### WHAT THE TASK ASKS
Leave out the pictures and restate the rest of the data exactly.

### SUPPLIED DATA
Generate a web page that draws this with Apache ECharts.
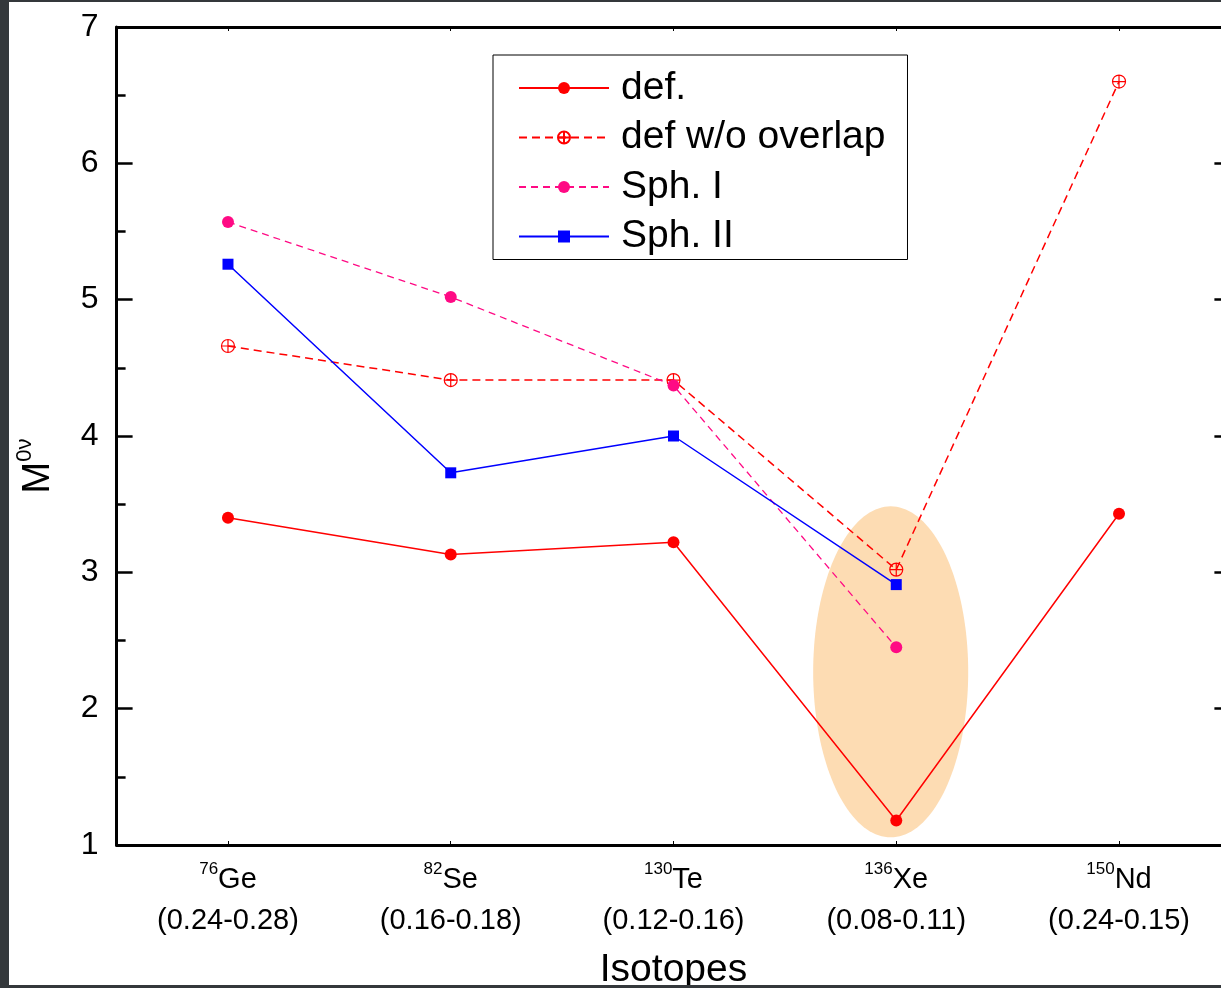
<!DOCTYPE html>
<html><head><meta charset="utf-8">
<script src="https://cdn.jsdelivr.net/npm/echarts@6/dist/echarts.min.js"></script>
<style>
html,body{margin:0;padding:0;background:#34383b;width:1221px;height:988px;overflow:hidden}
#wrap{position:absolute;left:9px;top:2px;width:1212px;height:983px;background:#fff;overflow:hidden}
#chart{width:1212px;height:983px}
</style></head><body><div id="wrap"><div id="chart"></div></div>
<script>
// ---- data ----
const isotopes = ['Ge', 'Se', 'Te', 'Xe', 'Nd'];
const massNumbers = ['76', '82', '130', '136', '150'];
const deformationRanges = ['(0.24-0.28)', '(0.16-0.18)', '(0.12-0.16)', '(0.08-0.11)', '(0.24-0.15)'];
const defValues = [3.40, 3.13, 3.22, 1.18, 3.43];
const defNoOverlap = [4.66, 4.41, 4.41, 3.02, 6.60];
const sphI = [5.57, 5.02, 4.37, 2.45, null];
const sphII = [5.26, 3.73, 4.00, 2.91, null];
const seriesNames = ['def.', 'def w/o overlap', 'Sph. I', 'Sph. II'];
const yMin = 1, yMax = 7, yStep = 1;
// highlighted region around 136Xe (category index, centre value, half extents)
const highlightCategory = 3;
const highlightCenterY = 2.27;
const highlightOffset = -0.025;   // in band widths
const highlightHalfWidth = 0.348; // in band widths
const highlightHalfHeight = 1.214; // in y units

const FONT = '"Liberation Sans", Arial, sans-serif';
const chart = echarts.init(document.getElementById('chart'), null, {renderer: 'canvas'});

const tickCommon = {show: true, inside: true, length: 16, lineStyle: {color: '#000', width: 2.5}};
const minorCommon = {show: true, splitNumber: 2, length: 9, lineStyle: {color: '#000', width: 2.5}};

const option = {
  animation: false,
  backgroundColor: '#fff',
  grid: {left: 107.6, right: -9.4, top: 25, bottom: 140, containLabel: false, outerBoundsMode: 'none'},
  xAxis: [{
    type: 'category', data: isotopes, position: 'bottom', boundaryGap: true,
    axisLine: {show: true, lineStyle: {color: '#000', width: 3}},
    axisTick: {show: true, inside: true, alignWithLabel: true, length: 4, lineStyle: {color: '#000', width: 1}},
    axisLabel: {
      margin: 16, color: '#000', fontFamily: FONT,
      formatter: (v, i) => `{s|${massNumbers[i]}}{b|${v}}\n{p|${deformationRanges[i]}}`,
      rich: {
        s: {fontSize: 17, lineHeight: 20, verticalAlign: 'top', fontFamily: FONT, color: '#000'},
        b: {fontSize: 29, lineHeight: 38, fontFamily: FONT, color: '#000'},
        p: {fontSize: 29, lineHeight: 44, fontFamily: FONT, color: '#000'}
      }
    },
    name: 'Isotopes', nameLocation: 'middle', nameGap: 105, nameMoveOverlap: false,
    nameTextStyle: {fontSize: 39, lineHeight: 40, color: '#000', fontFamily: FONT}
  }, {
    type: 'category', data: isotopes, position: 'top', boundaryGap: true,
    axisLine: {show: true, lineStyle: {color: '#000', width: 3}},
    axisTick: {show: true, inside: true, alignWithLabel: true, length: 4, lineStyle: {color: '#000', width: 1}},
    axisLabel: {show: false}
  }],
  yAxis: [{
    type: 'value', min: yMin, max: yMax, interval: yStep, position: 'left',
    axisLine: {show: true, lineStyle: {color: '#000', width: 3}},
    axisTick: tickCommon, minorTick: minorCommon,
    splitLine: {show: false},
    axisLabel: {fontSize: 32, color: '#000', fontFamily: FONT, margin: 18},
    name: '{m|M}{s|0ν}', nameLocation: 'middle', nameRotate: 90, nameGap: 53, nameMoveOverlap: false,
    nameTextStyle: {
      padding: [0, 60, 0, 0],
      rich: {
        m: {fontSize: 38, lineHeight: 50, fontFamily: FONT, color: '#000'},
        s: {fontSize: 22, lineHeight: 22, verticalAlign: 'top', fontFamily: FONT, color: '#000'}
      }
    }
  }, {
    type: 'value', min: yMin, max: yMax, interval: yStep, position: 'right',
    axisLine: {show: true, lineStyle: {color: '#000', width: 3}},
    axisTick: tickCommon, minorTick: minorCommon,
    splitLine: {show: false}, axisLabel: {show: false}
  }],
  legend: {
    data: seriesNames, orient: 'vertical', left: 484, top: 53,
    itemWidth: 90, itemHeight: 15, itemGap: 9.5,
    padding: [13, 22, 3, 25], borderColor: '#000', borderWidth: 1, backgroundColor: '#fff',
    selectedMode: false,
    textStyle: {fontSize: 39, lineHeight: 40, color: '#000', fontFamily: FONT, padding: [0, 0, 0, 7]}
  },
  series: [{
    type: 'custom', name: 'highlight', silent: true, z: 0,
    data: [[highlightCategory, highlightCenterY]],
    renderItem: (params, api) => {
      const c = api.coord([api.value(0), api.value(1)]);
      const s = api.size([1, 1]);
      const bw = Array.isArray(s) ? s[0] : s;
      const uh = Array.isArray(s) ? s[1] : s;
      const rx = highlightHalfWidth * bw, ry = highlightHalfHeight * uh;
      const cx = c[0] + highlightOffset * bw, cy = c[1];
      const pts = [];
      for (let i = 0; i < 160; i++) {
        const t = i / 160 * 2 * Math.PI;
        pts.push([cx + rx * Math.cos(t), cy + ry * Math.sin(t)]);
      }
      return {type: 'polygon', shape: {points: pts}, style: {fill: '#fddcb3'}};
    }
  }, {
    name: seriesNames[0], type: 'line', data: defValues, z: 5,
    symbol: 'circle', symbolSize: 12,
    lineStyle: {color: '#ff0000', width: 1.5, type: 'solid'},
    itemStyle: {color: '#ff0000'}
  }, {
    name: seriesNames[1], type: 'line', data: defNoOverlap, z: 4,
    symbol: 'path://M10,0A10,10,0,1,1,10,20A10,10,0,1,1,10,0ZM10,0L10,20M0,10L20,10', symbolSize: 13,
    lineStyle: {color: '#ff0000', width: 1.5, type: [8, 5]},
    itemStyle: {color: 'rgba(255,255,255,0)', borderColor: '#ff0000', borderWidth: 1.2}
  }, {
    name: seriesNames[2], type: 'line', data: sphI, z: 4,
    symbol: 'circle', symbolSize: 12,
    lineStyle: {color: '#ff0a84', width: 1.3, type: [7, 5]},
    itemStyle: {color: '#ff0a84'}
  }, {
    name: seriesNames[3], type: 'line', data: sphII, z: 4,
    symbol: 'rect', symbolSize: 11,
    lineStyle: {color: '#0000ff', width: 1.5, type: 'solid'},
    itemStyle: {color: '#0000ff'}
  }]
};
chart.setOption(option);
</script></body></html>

### ANSWER FOR THIS EXERCISE
Generate a web page that draws this with Apache ECharts.
<!DOCTYPE html>
<html><head><meta charset="utf-8">
<script src="https://cdn.jsdelivr.net/npm/echarts@6/dist/echarts.min.js"></script>
<style>
html,body{margin:0;padding:0;background:#34383b;width:1221px;height:988px;overflow:hidden}
#wrap{position:absolute;left:9px;top:2px;width:1212px;height:983px;background:#fff;overflow:hidden}
#chart{width:1212px;height:983px}
</style></head><body><div id="wrap"><div id="chart"></div></div>
<script>
// ---- data ----
const isotopes = ['Ge', 'Se', 'Te', 'Xe', 'Nd'];
const massNumbers = ['76', '82', '130', '136', '150'];
const deformationRanges = ['(0.24-0.28)', '(0.16-0.18)', '(0.12-0.16)', '(0.08-0.11)', '(0.24-0.15)'];
const defValues = [3.40, 3.13, 3.22, 1.18, 3.43];
const defNoOverlap = [4.66, 4.41, 4.41, 3.02, 6.60];
const sphI = [5.57, 5.02, 4.37, 2.45, null];
const sphII = [5.26, 3.73, 4.00, 2.91, null];
const seriesNames = ['def.', 'def w/o overlap', 'Sph. I', 'Sph. II'];
const yMin = 1, yMax = 7, yStep = 1;
// highlighted region around 136Xe (category index, centre value, half extents)
const highlightCategory = 3;
const highlightCenterY = 2.27;
const highlightOffset = -0.025;   // in band widths
const highlightHalfWidth = 0.348; // in band widths
const highlightHalfHeight = 1.214; // in y units

const FONT = '"Liberation Sans", Arial, sans-serif';
const chart = echarts.init(document.getElementById('chart'), null, {renderer: 'canvas'});

const tickCommon = {show: true, inside: true, length: 16, lineStyle: {color: '#000', width: 2.5}};
const minorCommon = {show: true, splitNumber: 2, length: 9, lineStyle: {color: '#000', width: 2.5}};

const option = {
  animation: false,
  backgroundColor: '#fff',
  grid: {left: 107.6, right: -9.4, top: 25, bottom: 140, containLabel: false, outerBoundsMode: 'none'},
  xAxis: [{
    type: 'category', data: isotopes, position: 'bottom', boundaryGap: true,
    axisLine: {show: true, lineStyle: {color: '#000', width: 3}},
    axisTick: {show: true, inside: true, alignWithLabel: true, length: 4, lineStyle: {color: '#000', width: 1}},
    axisLabel: {
      margin: 16, color: '#000', fontFamily: FONT,
      formatter: (v, i) => `{s|${massNumbers[i]}}{b|${v}}\n{p|${deformationRanges[i]}}`,
      rich: {
        s: {fontSize: 17, lineHeight: 20, verticalAlign: 'top', fontFamily: FONT, color: '#000'},
        b: {fontSize: 29, lineHeight: 38, fontFamily: FONT, color: '#000'},
        p: {fontSize: 29, lineHeight: 44, fontFamily: FONT, color: '#000'}
      }
    },
    name: 'Isotopes', nameLocation: 'middle', nameGap: 105, nameMoveOverlap: false,
    nameTextStyle: {fontSize: 39, lineHeight: 40, color: '#000', fontFamily: FONT}
  }, {
    type: 'category', data: isotopes, position: 'top', boundaryGap: true,
    axisLine: {show: true, lineStyle: {color: '#000', width: 3}},
    axisTick: {show: true, inside: true, alignWithLabel: true, length: 4, lineStyle: {color: '#000', width: 1}},
    axisLabel: {show: false}
  }],
  yAxis: [{
    type: 'value', min: yMin, max: yMax, interval: yStep, position: 'left',
    axisLine: {show: true, lineStyle: {color: '#000', width: 3}},
    axisTick: tickCommon, minorTick: minorCommon,
    splitLine: {show: false},
    axisLabel: {fontSize: 32, color: '#000', fontFamily: FONT, margin: 18},
    name: '{m|M}{s|0ν}', nameLocation: 'middle', nameRotate: 90, nameGap: 53, nameMoveOverlap: false,
    nameTextStyle: {
      padding: [0, 60, 0, 0],
      rich: {
        m: {fontSize: 38, lineHeight: 50, fontFamily: FONT, color: '#000'},
        s: {fontSize: 22, lineHeight: 22, verticalAlign: 'top', fontFamily: FONT, color: '#000'}
      }
    }
  }, {
    type: 'value', min: yMin, max: yMax, interval: yStep, position: 'right',
    axisLine: {show: true, lineStyle: {color: '#000', width: 3}},
    axisTick: tickCommon, minorTick: minorCommon,
    splitLine: {show: false}, axisLabel: {show: false}
  }],
  legend: {
    data: seriesNames, orient: 'vertical', left: 484, top: 53,
    itemWidth: 90, itemHeight: 15, itemGap: 9.5,
    padding: [13, 22, 3, 25], borderColor: '#000', borderWidth: 1, backgroundColor: '#fff',
    selectedMode: false,
    textStyle: {fontSize: 39, lineHeight: 40, color: '#000', fontFamily: FONT, padding: [0, 0, 0, 7]}
  },
  series: [{
    type: 'custom', name: 'highlight', silent: true, z: 0,
    data: [[highlightCategory, highlightCenterY]],
    renderItem: (params, api) => {
      const c = api.coord([api.value(0), api.value(1)]);
      const s = api.size([1, 1]);
      const bw = Array.isArray(s) ? s[0] : s;
      const uh = Array.isArray(s) ? s[1] : s;
      const rx = highlightHalfWidth * bw, ry = highlightHalfHeight * uh;
      const cx = c[0] + highlightOffset * bw, cy = c[1];
      const pts = [];
      for (let i = 0; i < 160; i++) {
        const t = i / 160 * 2 * Math.PI;
        pts.push([cx + rx * Math.cos(t), cy + ry * Math.sin(t)]);
      }
      return {type: 'polygon', shape: {points: pts}, style: {fill: '#fddcb3'}};
    }
  }, {
    name: seriesNames[0], type: 'line', data: defValues, z: 5,
    symbol: 'circle', symbolSize: 12,
    lineStyle: {color: '#ff0000', width: 1.5, type: 'solid'},
    itemStyle: {color: '#ff0000'}
  }, {
    name: seriesNames[1], type: 'line', data: defNoOverlap, z: 4,
    symbol: 'path://M10,0A10,10,0,1,1,10,20A10,10,0,1,1,10,0ZM10,0L10,20M0,10L20,10', symbolSize: 13,
    lineStyle: {color: '#ff0000', width: 1.5, type: [8, 5]},
    itemStyle: {color: 'rgba(255,255,255,0)', borderColor: '#ff0000', borderWidth: 1.2}
  }, {
    name: seriesNames[2], type: 'line', data: sphI, z: 4,
    symbol: 'circle', symbolSize: 12,
    lineStyle: {color: '#ff0a84', width: 1.3, type: [7, 5]},
    itemStyle: {color: '#ff0a84'}
  }, {
    name: seriesNames[3], type: 'line', data: sphII, z: 4,
    symbol: 'rect', symbolSize: 11,
    lineStyle: {color: '#0000ff', width: 1.5, type: 'solid'},
    itemStyle: {color: '#0000ff'}
  }]
};
chart.setOption(option);
</script></body></html>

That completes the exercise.